■ **Task statement**: Pictures don't belong in the copy; print all the records exactly.

## START Raw records

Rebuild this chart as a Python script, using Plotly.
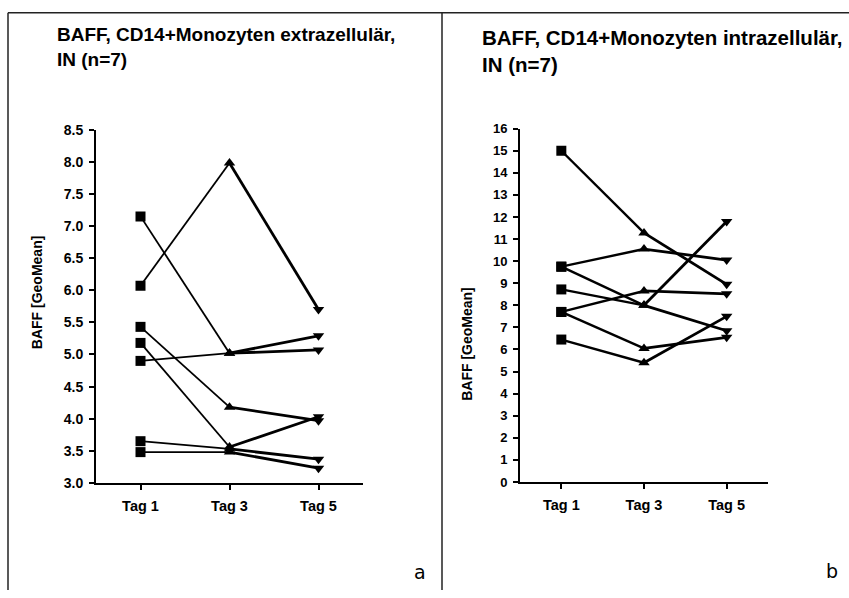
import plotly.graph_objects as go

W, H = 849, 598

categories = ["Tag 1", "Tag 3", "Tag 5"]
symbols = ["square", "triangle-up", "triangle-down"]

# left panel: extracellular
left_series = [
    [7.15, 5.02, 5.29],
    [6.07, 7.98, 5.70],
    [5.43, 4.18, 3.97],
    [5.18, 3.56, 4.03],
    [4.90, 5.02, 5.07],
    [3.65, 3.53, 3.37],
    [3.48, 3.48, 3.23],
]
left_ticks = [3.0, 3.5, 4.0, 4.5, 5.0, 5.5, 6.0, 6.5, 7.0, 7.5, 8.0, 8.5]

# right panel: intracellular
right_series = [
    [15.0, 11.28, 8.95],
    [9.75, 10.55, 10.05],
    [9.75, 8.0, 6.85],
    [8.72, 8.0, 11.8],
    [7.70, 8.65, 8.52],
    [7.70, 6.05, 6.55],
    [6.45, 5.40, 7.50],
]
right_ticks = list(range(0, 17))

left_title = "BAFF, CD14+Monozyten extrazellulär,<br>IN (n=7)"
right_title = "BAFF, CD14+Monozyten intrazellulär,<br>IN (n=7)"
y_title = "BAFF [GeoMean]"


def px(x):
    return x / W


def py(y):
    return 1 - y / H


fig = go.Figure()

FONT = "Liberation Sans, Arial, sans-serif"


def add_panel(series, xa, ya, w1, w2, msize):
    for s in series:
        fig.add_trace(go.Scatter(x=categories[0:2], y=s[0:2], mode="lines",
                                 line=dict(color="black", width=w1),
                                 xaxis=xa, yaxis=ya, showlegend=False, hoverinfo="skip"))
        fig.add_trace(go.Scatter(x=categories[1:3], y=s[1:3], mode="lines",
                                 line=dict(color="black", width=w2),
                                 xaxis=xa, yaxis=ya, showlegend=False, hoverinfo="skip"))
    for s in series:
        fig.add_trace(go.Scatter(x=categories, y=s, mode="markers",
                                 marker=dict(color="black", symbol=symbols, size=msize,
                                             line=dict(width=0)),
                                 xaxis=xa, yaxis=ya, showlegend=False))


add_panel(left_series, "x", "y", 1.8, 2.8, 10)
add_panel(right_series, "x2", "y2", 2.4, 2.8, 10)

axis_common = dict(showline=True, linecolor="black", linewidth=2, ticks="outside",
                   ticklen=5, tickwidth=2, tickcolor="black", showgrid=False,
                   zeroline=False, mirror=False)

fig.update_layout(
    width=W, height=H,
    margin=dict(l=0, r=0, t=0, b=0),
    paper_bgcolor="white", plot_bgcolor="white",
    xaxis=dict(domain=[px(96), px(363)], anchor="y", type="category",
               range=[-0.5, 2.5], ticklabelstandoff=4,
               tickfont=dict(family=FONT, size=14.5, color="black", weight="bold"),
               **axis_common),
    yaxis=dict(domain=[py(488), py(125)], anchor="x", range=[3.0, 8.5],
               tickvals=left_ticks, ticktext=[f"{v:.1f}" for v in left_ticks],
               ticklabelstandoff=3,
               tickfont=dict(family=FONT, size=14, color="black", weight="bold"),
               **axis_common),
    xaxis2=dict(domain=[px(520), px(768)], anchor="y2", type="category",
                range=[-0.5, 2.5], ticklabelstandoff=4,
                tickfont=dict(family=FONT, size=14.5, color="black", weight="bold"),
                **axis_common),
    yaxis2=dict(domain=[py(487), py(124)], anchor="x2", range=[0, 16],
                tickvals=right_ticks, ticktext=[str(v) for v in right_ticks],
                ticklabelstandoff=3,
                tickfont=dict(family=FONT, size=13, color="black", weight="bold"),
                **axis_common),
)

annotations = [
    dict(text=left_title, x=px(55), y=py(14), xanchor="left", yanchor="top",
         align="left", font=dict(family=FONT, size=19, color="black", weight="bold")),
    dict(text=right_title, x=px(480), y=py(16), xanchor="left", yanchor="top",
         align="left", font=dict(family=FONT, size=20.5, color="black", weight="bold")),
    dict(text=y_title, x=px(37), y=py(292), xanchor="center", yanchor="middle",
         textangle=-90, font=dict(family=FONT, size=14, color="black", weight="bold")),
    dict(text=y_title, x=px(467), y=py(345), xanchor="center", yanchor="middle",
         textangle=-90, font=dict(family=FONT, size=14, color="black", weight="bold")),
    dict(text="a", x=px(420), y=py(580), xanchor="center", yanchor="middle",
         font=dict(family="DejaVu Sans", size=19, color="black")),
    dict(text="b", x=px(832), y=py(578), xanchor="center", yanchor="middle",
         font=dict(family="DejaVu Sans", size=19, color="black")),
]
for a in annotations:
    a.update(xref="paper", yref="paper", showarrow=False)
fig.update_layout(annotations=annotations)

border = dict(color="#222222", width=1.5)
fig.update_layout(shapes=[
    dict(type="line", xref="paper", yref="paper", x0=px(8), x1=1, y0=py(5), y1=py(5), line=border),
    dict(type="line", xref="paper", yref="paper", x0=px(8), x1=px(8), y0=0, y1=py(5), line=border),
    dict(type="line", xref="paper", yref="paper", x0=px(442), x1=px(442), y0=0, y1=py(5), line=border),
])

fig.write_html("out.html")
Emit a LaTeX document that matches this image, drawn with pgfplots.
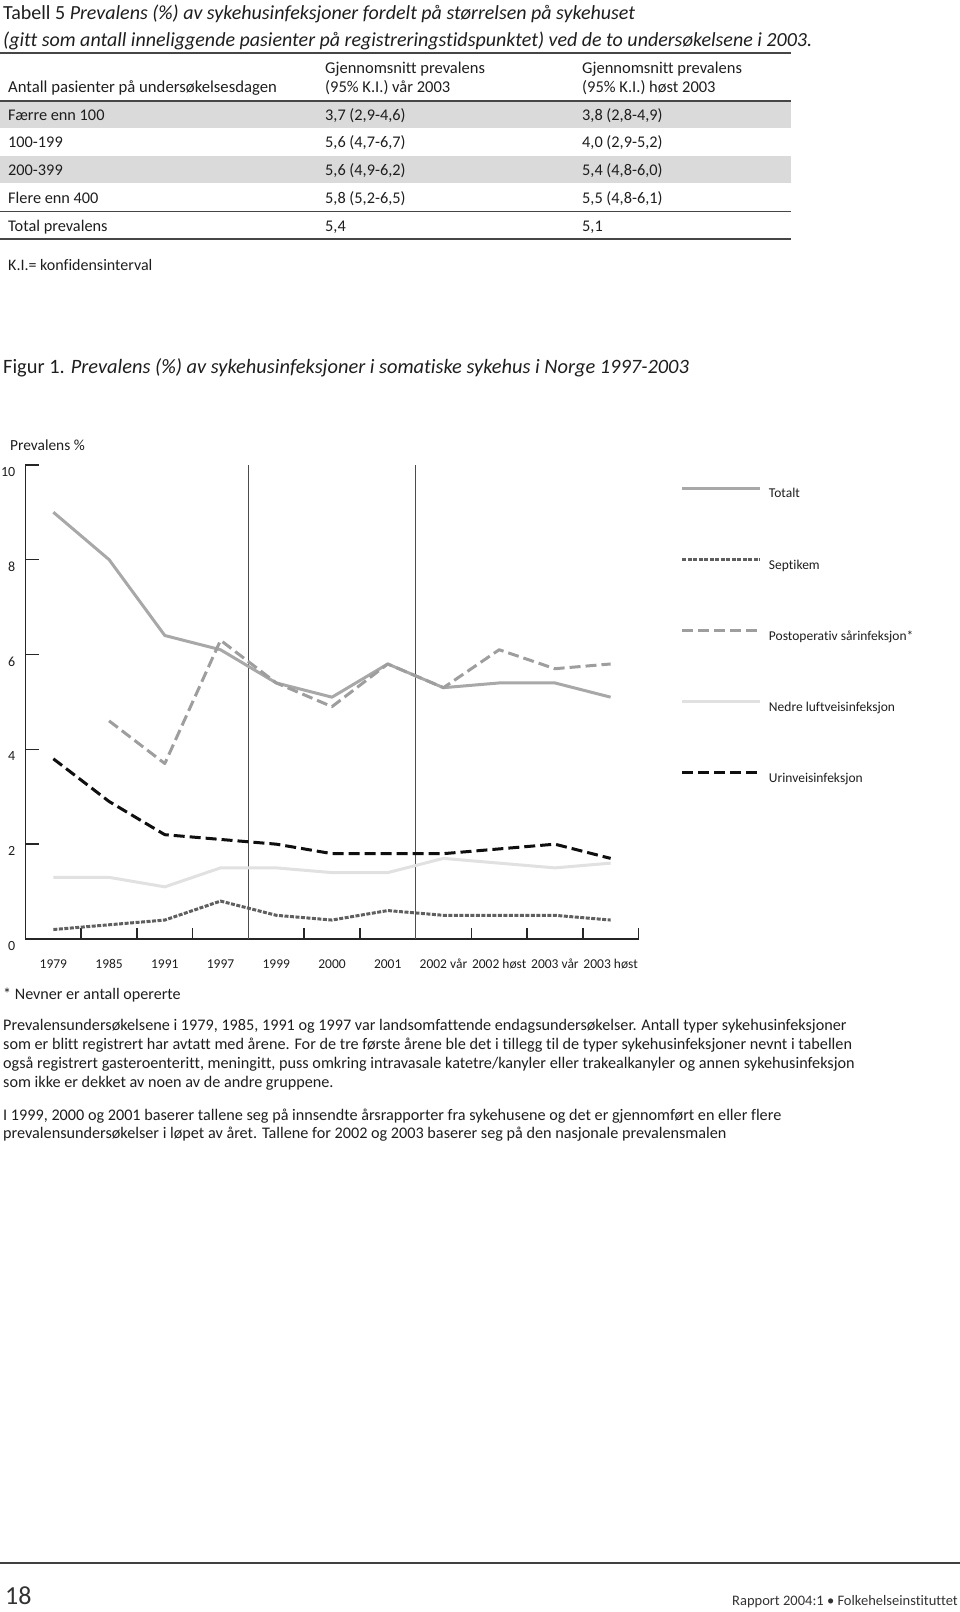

## END Raw records

■ **Solution to this task**:
Rebuild this chart as a Python script, using Plotly.
import plotly.graph_objects as go

W, H = 849, 598

categories = ["Tag 1", "Tag 3", "Tag 5"]
symbols = ["square", "triangle-up", "triangle-down"]

# left panel: extracellular
left_series = [
    [7.15, 5.02, 5.29],
    [6.07, 7.98, 5.70],
    [5.43, 4.18, 3.97],
    [5.18, 3.56, 4.03],
    [4.90, 5.02, 5.07],
    [3.65, 3.53, 3.37],
    [3.48, 3.48, 3.23],
]
left_ticks = [3.0, 3.5, 4.0, 4.5, 5.0, 5.5, 6.0, 6.5, 7.0, 7.5, 8.0, 8.5]

# right panel: intracellular
right_series = [
    [15.0, 11.28, 8.95],
    [9.75, 10.55, 10.05],
    [9.75, 8.0, 6.85],
    [8.72, 8.0, 11.8],
    [7.70, 8.65, 8.52],
    [7.70, 6.05, 6.55],
    [6.45, 5.40, 7.50],
]
right_ticks = list(range(0, 17))

left_title = "BAFF, CD14+Monozyten extrazellulär,<br>IN (n=7)"
right_title = "BAFF, CD14+Monozyten intrazellulär,<br>IN (n=7)"
y_title = "BAFF [GeoMean]"


def px(x):
    return x / W


def py(y):
    return 1 - y / H


fig = go.Figure()

FONT = "Liberation Sans, Arial, sans-serif"


def add_panel(series, xa, ya, w1, w2, msize):
    for s in series:
        fig.add_trace(go.Scatter(x=categories[0:2], y=s[0:2], mode="lines",
                                 line=dict(color="black", width=w1),
                                 xaxis=xa, yaxis=ya, showlegend=False, hoverinfo="skip"))
        fig.add_trace(go.Scatter(x=categories[1:3], y=s[1:3], mode="lines",
                                 line=dict(color="black", width=w2),
                                 xaxis=xa, yaxis=ya, showlegend=False, hoverinfo="skip"))
    for s in series:
        fig.add_trace(go.Scatter(x=categories, y=s, mode="markers",
                                 marker=dict(color="black", symbol=symbols, size=msize,
                                             line=dict(width=0)),
                                 xaxis=xa, yaxis=ya, showlegend=False))


add_panel(left_series, "x", "y", 1.8, 2.8, 10)
add_panel(right_series, "x2", "y2", 2.4, 2.8, 10)

axis_common = dict(showline=True, linecolor="black", linewidth=2, ticks="outside",
                   ticklen=5, tickwidth=2, tickcolor="black", showgrid=False,
                   zeroline=False, mirror=False)

fig.update_layout(
    width=W, height=H,
    margin=dict(l=0, r=0, t=0, b=0),
    paper_bgcolor="white", plot_bgcolor="white",
    xaxis=dict(domain=[px(96), px(363)], anchor="y", type="category",
               range=[-0.5, 2.5], ticklabelstandoff=4,
               tickfont=dict(family=FONT, size=14.5, color="black", weight="bold"),
               **axis_common),
    yaxis=dict(domain=[py(488), py(125)], anchor="x", range=[3.0, 8.5],
               tickvals=left_ticks, ticktext=[f"{v:.1f}" for v in left_ticks],
               ticklabelstandoff=3,
               tickfont=dict(family=FONT, size=14, color="black", weight="bold"),
               **axis_common),
    xaxis2=dict(domain=[px(520), px(768)], anchor="y2", type="category",
                range=[-0.5, 2.5], ticklabelstandoff=4,
                tickfont=dict(family=FONT, size=14.5, color="black", weight="bold"),
                **axis_common),
    yaxis2=dict(domain=[py(487), py(124)], anchor="x2", range=[0, 16],
                tickvals=right_ticks, ticktext=[str(v) for v in right_ticks],
                ticklabelstandoff=3,
                tickfont=dict(family=FONT, size=13, color="black", weight="bold"),
                **axis_common),
)

annotations = [
    dict(text=left_title, x=px(55), y=py(14), xanchor="left", yanchor="top",
         align="left", font=dict(family=FONT, size=19, color="black", weight="bold")),
    dict(text=right_title, x=px(480), y=py(16), xanchor="left", yanchor="top",
         align="left", font=dict(family=FONT, size=20.5, color="black", weight="bold")),
    dict(text=y_title, x=px(37), y=py(292), xanchor="center", yanchor="middle",
         textangle=-90, font=dict(family=FONT, size=14, color="black", weight="bold")),
    dict(text=y_title, x=px(467), y=py(345), xanchor="center", yanchor="middle",
         textangle=-90, font=dict(family=FONT, size=14, color="black", weight="bold")),
    dict(text="a", x=px(420), y=py(580), xanchor="center", yanchor="middle",
         font=dict(family="DejaVu Sans", size=19, color="black")),
    dict(text="b", x=px(832), y=py(578), xanchor="center", yanchor="middle",
         font=dict(family="DejaVu Sans", size=19, color="black")),
]
for a in annotations:
    a.update(xref="paper", yref="paper", showarrow=False)
fig.update_layout(annotations=annotations)

border = dict(color="#222222", width=1.5)
fig.update_layout(shapes=[
    dict(type="line", xref="paper", yref="paper", x0=px(8), x1=1, y0=py(5), y1=py(5), line=border),
    dict(type="line", xref="paper", yref="paper", x0=px(8), x1=px(8), y0=0, y1=py(5), line=border),
    dict(type="line", xref="paper", yref="paper", x0=px(442), x1=px(442), y0=0, y1=py(5), line=border),
])

fig.write_html("out.html")
Emit a LaTeX document that matches this image, drawn with pgfplots.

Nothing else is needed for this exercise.